*Set exercise*
Word for word, set down the records and skip each picture.

*Raw data*
(begin)

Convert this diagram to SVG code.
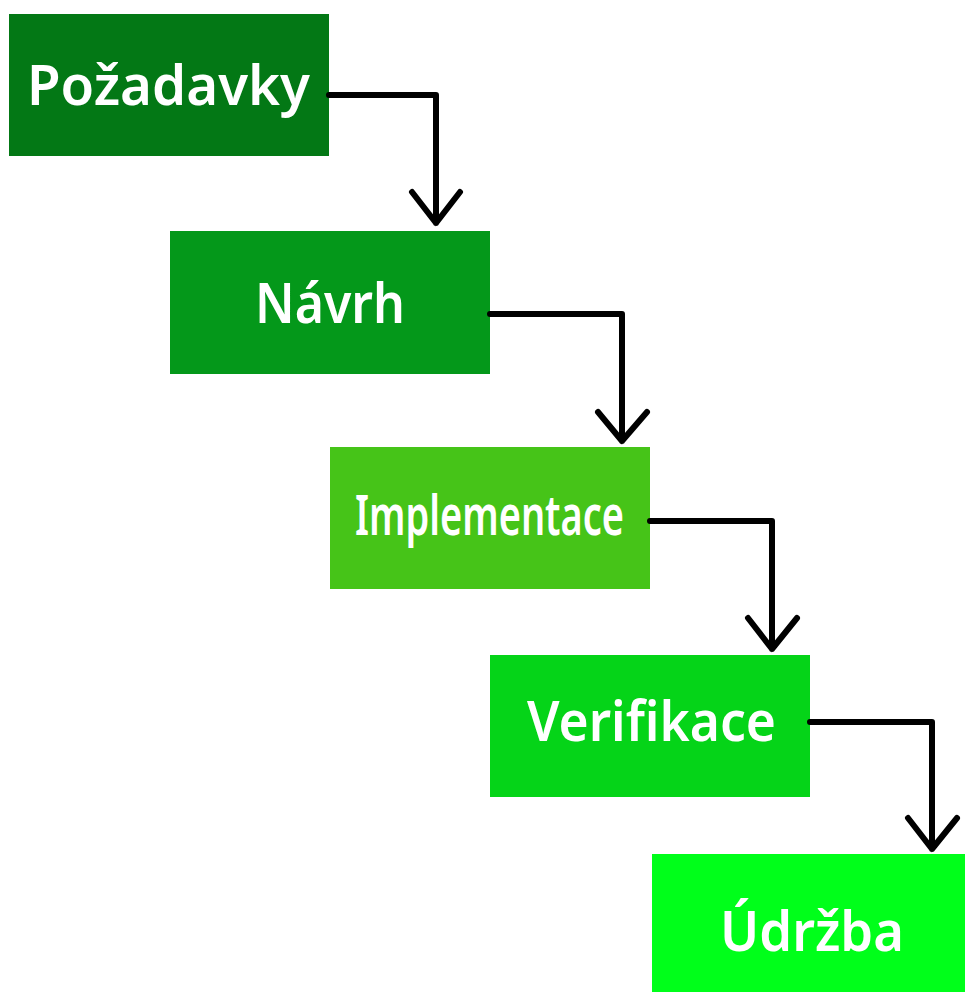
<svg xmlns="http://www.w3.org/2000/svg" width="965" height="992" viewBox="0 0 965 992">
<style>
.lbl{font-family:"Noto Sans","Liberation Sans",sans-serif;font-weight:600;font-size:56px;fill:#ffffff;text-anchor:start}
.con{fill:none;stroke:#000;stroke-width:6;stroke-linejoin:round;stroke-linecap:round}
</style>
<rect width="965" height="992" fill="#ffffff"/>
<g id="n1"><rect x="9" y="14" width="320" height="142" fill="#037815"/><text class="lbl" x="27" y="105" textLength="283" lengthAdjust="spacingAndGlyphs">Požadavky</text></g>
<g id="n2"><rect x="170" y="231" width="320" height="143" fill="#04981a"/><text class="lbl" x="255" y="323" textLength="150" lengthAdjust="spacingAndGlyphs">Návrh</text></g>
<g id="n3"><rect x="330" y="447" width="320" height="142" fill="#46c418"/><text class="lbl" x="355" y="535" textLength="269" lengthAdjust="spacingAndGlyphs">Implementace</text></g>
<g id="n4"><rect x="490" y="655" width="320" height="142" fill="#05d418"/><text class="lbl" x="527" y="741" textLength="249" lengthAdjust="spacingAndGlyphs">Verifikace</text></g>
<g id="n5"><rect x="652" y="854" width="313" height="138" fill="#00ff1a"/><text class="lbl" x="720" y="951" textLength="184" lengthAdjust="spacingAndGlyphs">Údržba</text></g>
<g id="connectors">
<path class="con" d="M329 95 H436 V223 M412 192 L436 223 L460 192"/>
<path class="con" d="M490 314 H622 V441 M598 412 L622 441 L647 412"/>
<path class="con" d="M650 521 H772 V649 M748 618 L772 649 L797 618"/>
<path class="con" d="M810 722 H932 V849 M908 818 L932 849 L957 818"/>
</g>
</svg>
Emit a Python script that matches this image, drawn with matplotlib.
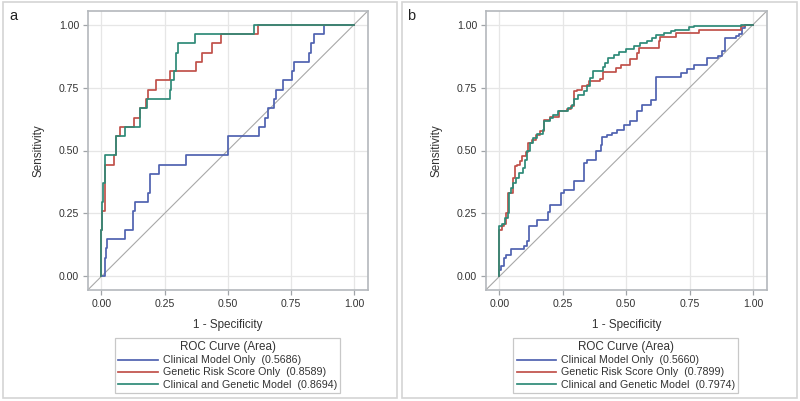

(end)

*Solution to this exercise*
Convert this diagram to SVG code.
<svg xmlns="http://www.w3.org/2000/svg" width="965" height="992" viewBox="0 0 965 992">
<style>
.lbl{font-family:"Noto Sans","Liberation Sans",sans-serif;font-weight:600;font-size:56px;fill:#ffffff;text-anchor:start}
.con{fill:none;stroke:#000;stroke-width:6;stroke-linejoin:round;stroke-linecap:round}
</style>
<rect width="965" height="992" fill="#ffffff"/>
<g id="n1"><rect x="9" y="14" width="320" height="142" fill="#037815"/><text class="lbl" x="27" y="105" textLength="283" lengthAdjust="spacingAndGlyphs">Požadavky</text></g>
<g id="n2"><rect x="170" y="231" width="320" height="143" fill="#04981a"/><text class="lbl" x="255" y="323" textLength="150" lengthAdjust="spacingAndGlyphs">Návrh</text></g>
<g id="n3"><rect x="330" y="447" width="320" height="142" fill="#46c418"/><text class="lbl" x="355" y="535" textLength="269" lengthAdjust="spacingAndGlyphs">Implementace</text></g>
<g id="n4"><rect x="490" y="655" width="320" height="142" fill="#05d418"/><text class="lbl" x="527" y="741" textLength="249" lengthAdjust="spacingAndGlyphs">Verifikace</text></g>
<g id="n5"><rect x="652" y="854" width="313" height="138" fill="#00ff1a"/><text class="lbl" x="720" y="951" textLength="184" lengthAdjust="spacingAndGlyphs">Údržba</text></g>
<g id="connectors">
<path class="con" d="M329 95 H436 V223 M412 192 L436 223 L460 192"/>
<path class="con" d="M490 314 H622 V441 M598 412 L622 441 L647 412"/>
<path class="con" d="M650 521 H772 V649 M748 618 L772 649 L797 618"/>
<path class="con" d="M810 722 H932 V849 M908 818 L932 849 L957 818"/>
</g>
</svg>
Emit a Python script that matches this image, drawn with matplotlib.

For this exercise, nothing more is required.